STATED GOAL.
Skip the pictures and quote all of the lines exactly.

DATA SHOWN.
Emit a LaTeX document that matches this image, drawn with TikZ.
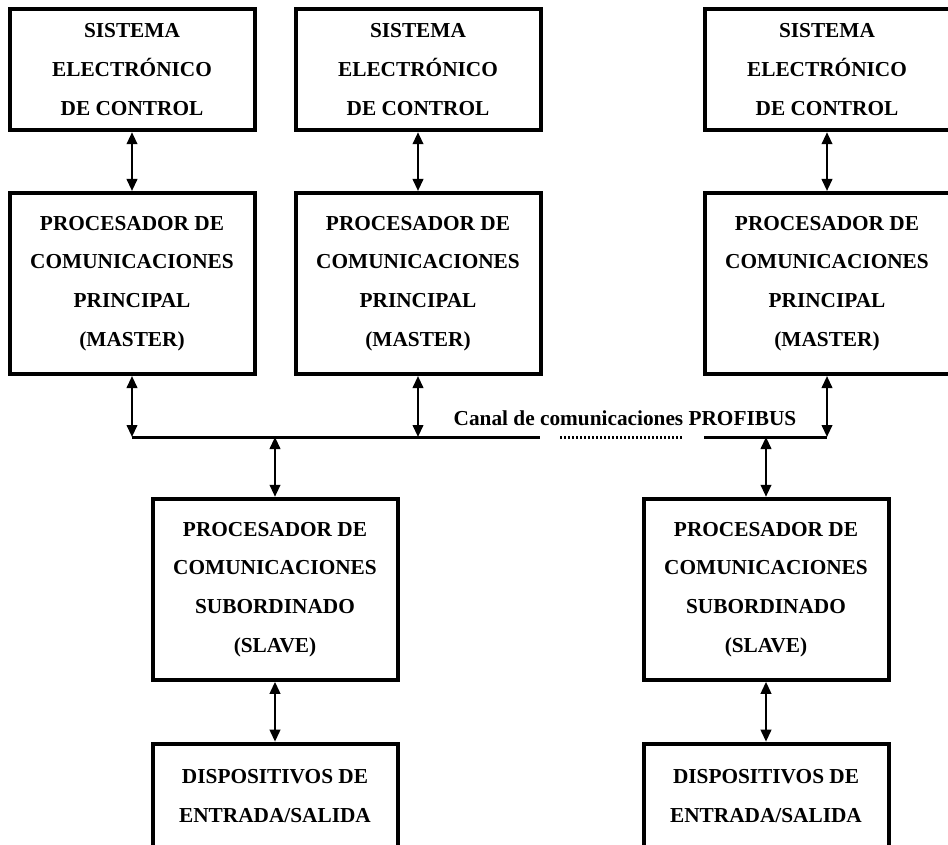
\documentclass[tikz,border=0pt]{standalone}
\usepackage{fontspec}
\setmainfont{Liberation Serif}
\usetikzlibrary{arrows.meta}
\begin{document}
\begin{tikzpicture}[x=1pt,y=-1pt,
  blk/.style={draw=black,line width=4pt,rectangle,inner sep=0pt,
    minimum width=245pt,align=center,
    font=\fontsize{21.3}{38.7}\selectfont\bfseries},
  link/.style={line width=2.3pt,{Triangle[length=12pt,width=10.5pt]}-{Triangle[length=12pt,width=10.5pt]}},
  busline/.style={line width=3pt},
  busdots/.style={line width=3pt,dash pattern=on 2pt off 2pt}
]
\useasboundingbox (0,0) rectangle (948,845);
\fill[white] (0,0) rectangle (948,845);

% control systems
\node[blk,minimum height=121pt] (t1) at (132,69.7) {SISTEMA\\ELECTRÓNICO\\DE CONTROL};
\node[blk,minimum height=121pt] (t2) at (418,69.7) {SISTEMA\\ELECTRÓNICO\\DE CONTROL};
\node[blk,minimum height=121pt] (t3) at (827,69.7) {SISTEMA\\ELECTRÓNICO\\DE CONTROL};

% master processors
\node[blk,minimum height=181pt] (m1) at (132,283.5) {PROCESADOR DE\\COMUNICACIONES\\PRINCIPAL\\(MASTER)};
\node[blk,minimum height=181pt] (m2) at (418,283.5) {PROCESADOR DE\\COMUNICACIONES\\PRINCIPAL\\(MASTER)};
\node[blk,minimum height=181pt] (m3) at (827,283.5) {PROCESADOR DE\\COMUNICACIONES\\PRINCIPAL\\(MASTER)};

% slave processors
\node[blk,minimum height=181pt] (s1) at (275,589.3) {PROCESADOR DE\\COMUNICACIONES\\SUBORDINADO\\(SLAVE)};
\node[blk,minimum height=181pt] (s2) at (766,589.3) {PROCESADOR DE\\COMUNICACIONES\\SUBORDINADO\\(SLAVE)};

% I/O devices
\node[blk,minimum height=105pt] (d1) at (275,796.2) {DISPOSITIVOS DE\\ENTRADA/SALIDA};
\node[blk,minimum height=105pt] (d2) at (766,796.2) {DISPOSITIVOS DE\\ENTRADA/SALIDA};

% bus taps
\coordinate (b1) at (132,437);
\coordinate (b2) at (418,437);
\coordinate (b3) at (827,437);
\coordinate (b4) at (275,437);
\coordinate (b5) at (766,437);
\coordinate (g1) at (540,437);
\coordinate (g2) at (560,437);
\coordinate (g3) at (683,437);
\coordinate (g4) at (704,437);

% PROFIBUS channel
\draw[busline] (b1) -- (g1);
\draw[busdots] (g2) -- (g3);
\draw[busline] (g4) -- (b3);
\node[anchor=base,inner sep=0pt,font=\fontsize{21.3}{25}\selectfont\bfseries] (lbl) at (625,425) {Canal de comunicaciones PROFIBUS};

% connections
\draw[link] (t1.south) -- (m1.north);
\draw[link] (t2.south) -- (m2.north);
\draw[link] (t3.south) -- (m3.north);
\draw[link] (m1.south) -- (b1);
\draw[link] (m2.south) -- (b2);
\draw[link] (m3.south) -- (b3);
\draw[link] (b4) -- (s1.north);
\draw[link] (b5) -- (s2.north);
\draw[link] (s1.south) -- (d1.north);
\draw[link] (s2.south) -- (d2.north);
\end{tikzpicture}
\end{document}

RESULT OF THIS TASK.
Emit a LaTeX document that matches this image, drawn with TikZ.
\documentclass[tikz,border=0pt]{standalone}
\usepackage{fontspec}
\setmainfont{Liberation Serif}
\usetikzlibrary{arrows.meta}
\begin{document}
\begin{tikzpicture}[x=1pt,y=-1pt,
  blk/.style={draw=black,line width=4pt,rectangle,inner sep=0pt,
    minimum width=245pt,align=center,
    font=\fontsize{21.3}{38.7}\selectfont\bfseries},
  link/.style={line width=2.3pt,{Triangle[length=12pt,width=10.5pt]}-{Triangle[length=12pt,width=10.5pt]}},
  busline/.style={line width=3pt},
  busdots/.style={line width=3pt,dash pattern=on 2pt off 2pt}
]
\useasboundingbox (0,0) rectangle (948,845);
\fill[white] (0,0) rectangle (948,845);

% control systems
\node[blk,minimum height=121pt] (t1) at (132,69.7) {SISTEMA\\ELECTRÓNICO\\DE CONTROL};
\node[blk,minimum height=121pt] (t2) at (418,69.7) {SISTEMA\\ELECTRÓNICO\\DE CONTROL};
\node[blk,minimum height=121pt] (t3) at (827,69.7) {SISTEMA\\ELECTRÓNICO\\DE CONTROL};

% master processors
\node[blk,minimum height=181pt] (m1) at (132,283.5) {PROCESADOR DE\\COMUNICACIONES\\PRINCIPAL\\(MASTER)};
\node[blk,minimum height=181pt] (m2) at (418,283.5) {PROCESADOR DE\\COMUNICACIONES\\PRINCIPAL\\(MASTER)};
\node[blk,minimum height=181pt] (m3) at (827,283.5) {PROCESADOR DE\\COMUNICACIONES\\PRINCIPAL\\(MASTER)};

% slave processors
\node[blk,minimum height=181pt] (s1) at (275,589.3) {PROCESADOR DE\\COMUNICACIONES\\SUBORDINADO\\(SLAVE)};
\node[blk,minimum height=181pt] (s2) at (766,589.3) {PROCESADOR DE\\COMUNICACIONES\\SUBORDINADO\\(SLAVE)};

% I/O devices
\node[blk,minimum height=105pt] (d1) at (275,796.2) {DISPOSITIVOS DE\\ENTRADA/SALIDA};
\node[blk,minimum height=105pt] (d2) at (766,796.2) {DISPOSITIVOS DE\\ENTRADA/SALIDA};

% bus taps
\coordinate (b1) at (132,437);
\coordinate (b2) at (418,437);
\coordinate (b3) at (827,437);
\coordinate (b4) at (275,437);
\coordinate (b5) at (766,437);
\coordinate (g1) at (540,437);
\coordinate (g2) at (560,437);
\coordinate (g3) at (683,437);
\coordinate (g4) at (704,437);

% PROFIBUS channel
\draw[busline] (b1) -- (g1);
\draw[busdots] (g2) -- (g3);
\draw[busline] (g4) -- (b3);
\node[anchor=base,inner sep=0pt,font=\fontsize{21.3}{25}\selectfont\bfseries] (lbl) at (625,425) {Canal de comunicaciones PROFIBUS};

% connections
\draw[link] (t1.south) -- (m1.north);
\draw[link] (t2.south) -- (m2.north);
\draw[link] (t3.south) -- (m3.north);
\draw[link] (m1.south) -- (b1);
\draw[link] (m2.south) -- (b2);
\draw[link] (m3.south) -- (b3);
\draw[link] (b4) -- (s1.north);
\draw[link] (b5) -- (s2.north);
\draw[link] (s1.south) -- (d1.north);
\draw[link] (s2.south) -- (d2.north);
\end{tikzpicture}
\end{document}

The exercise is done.